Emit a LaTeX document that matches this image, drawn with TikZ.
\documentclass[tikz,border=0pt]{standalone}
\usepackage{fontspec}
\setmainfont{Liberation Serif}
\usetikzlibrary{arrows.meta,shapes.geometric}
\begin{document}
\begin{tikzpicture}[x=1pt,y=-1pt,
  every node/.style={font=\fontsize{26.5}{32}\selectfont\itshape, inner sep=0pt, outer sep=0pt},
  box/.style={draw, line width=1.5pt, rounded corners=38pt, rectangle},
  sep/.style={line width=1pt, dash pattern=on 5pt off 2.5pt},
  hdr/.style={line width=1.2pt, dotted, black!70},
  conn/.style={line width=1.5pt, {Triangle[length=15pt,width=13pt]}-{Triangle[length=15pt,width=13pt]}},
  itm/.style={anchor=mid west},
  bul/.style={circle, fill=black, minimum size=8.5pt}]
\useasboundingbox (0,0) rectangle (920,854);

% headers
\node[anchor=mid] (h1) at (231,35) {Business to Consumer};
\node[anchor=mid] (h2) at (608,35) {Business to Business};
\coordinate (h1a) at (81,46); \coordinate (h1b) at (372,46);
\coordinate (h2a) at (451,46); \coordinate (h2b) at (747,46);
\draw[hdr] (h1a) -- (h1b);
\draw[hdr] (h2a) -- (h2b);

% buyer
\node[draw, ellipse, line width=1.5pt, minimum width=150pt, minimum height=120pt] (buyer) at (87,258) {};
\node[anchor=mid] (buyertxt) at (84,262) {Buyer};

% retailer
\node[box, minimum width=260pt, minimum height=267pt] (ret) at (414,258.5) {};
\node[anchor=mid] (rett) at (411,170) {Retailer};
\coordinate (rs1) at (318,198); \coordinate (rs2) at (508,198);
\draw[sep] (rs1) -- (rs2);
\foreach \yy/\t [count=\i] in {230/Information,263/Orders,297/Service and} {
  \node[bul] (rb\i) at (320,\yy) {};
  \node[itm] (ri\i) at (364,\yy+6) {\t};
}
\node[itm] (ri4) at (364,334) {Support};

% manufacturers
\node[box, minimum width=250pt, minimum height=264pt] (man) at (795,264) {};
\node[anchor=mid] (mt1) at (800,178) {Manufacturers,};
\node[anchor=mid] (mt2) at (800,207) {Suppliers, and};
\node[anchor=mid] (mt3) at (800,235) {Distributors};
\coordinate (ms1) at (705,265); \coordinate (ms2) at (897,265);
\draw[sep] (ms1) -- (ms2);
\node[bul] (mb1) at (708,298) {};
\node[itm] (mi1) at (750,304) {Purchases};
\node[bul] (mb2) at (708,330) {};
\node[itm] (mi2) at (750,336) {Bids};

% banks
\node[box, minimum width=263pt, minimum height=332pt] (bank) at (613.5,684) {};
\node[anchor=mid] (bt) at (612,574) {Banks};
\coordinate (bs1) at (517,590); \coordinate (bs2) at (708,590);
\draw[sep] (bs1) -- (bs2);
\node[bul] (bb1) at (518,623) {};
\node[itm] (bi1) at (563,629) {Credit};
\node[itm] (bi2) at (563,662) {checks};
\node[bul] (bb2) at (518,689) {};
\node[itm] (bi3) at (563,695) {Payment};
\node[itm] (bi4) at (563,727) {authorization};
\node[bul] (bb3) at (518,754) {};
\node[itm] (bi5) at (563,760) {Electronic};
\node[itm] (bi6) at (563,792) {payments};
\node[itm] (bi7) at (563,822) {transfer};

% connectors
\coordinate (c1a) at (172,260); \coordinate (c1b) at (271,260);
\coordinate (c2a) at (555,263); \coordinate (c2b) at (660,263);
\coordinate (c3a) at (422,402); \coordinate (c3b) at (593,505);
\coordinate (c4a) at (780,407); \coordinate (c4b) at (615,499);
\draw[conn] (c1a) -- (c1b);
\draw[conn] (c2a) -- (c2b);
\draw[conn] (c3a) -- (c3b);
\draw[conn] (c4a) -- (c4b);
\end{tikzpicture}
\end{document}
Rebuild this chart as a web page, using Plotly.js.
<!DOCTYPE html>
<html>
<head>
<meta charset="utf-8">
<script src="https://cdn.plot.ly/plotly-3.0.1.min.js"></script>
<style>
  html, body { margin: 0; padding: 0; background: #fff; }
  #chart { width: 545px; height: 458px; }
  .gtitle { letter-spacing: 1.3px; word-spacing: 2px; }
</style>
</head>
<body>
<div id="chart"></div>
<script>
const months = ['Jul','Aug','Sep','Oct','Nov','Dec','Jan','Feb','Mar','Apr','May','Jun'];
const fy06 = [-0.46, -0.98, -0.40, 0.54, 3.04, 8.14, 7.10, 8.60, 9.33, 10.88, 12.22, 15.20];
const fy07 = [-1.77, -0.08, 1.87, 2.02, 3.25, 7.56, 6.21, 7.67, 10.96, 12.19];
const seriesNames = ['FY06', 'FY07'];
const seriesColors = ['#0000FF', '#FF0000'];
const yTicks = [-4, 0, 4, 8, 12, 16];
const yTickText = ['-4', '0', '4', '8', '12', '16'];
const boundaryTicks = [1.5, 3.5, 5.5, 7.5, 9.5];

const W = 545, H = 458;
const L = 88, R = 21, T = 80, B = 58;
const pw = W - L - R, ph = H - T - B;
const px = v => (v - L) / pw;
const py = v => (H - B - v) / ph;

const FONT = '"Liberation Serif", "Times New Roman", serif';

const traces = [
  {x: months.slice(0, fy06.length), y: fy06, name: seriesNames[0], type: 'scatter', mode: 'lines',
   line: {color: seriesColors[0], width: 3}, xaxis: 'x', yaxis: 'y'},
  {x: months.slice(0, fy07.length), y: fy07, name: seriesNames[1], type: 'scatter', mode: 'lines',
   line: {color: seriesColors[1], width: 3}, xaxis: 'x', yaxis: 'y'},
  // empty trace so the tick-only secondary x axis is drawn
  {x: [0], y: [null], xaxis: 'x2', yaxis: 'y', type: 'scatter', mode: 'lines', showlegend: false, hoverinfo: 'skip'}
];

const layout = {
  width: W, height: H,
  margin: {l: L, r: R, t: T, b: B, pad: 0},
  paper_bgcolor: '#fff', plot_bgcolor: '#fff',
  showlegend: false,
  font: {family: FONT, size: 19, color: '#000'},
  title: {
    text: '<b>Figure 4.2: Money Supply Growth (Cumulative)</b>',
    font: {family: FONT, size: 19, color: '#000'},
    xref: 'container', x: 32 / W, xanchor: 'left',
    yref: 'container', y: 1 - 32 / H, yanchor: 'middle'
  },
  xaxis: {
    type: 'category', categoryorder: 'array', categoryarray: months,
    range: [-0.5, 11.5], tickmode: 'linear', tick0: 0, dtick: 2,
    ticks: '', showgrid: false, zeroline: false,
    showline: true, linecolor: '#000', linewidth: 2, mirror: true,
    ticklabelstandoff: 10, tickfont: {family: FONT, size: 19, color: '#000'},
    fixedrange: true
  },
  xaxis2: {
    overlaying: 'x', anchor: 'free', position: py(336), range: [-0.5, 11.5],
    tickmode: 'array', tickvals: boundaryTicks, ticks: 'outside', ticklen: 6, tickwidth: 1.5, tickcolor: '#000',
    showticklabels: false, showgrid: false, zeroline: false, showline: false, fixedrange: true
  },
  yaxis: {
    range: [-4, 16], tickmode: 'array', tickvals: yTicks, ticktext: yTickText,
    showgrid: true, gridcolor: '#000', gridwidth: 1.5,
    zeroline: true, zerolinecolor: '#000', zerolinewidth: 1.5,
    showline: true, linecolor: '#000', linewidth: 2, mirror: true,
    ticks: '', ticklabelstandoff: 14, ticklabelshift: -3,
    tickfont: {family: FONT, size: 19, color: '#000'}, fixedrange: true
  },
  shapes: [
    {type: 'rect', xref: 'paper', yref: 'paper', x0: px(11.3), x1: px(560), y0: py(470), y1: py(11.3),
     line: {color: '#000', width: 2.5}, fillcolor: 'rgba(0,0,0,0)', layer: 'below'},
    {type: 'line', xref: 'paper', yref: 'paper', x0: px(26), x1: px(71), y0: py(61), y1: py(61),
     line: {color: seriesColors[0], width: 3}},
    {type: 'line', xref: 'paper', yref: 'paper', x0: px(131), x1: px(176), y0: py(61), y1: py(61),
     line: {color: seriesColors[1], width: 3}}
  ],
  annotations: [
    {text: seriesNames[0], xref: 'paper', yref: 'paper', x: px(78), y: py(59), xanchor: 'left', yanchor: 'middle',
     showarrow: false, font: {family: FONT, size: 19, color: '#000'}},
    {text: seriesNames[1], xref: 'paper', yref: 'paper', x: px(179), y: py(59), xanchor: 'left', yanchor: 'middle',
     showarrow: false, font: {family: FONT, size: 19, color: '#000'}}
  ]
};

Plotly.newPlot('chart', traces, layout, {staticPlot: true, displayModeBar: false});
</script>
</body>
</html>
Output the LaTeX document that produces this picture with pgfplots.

★ ★ ★ ★ ★

*TASK PROMPT*
Scan the material above. Copy each line that holds the word "chart".

*SOLUTION FOR THIS PROBLEM*
Rebuild this chart as a web page, using Plotly.js.
  #chart { width: 545px; height: 458px; }
<div id="chart"></div>
Plotly.newPlot('chart', traces, layout, {staticPlot: true, displayModeBar: false});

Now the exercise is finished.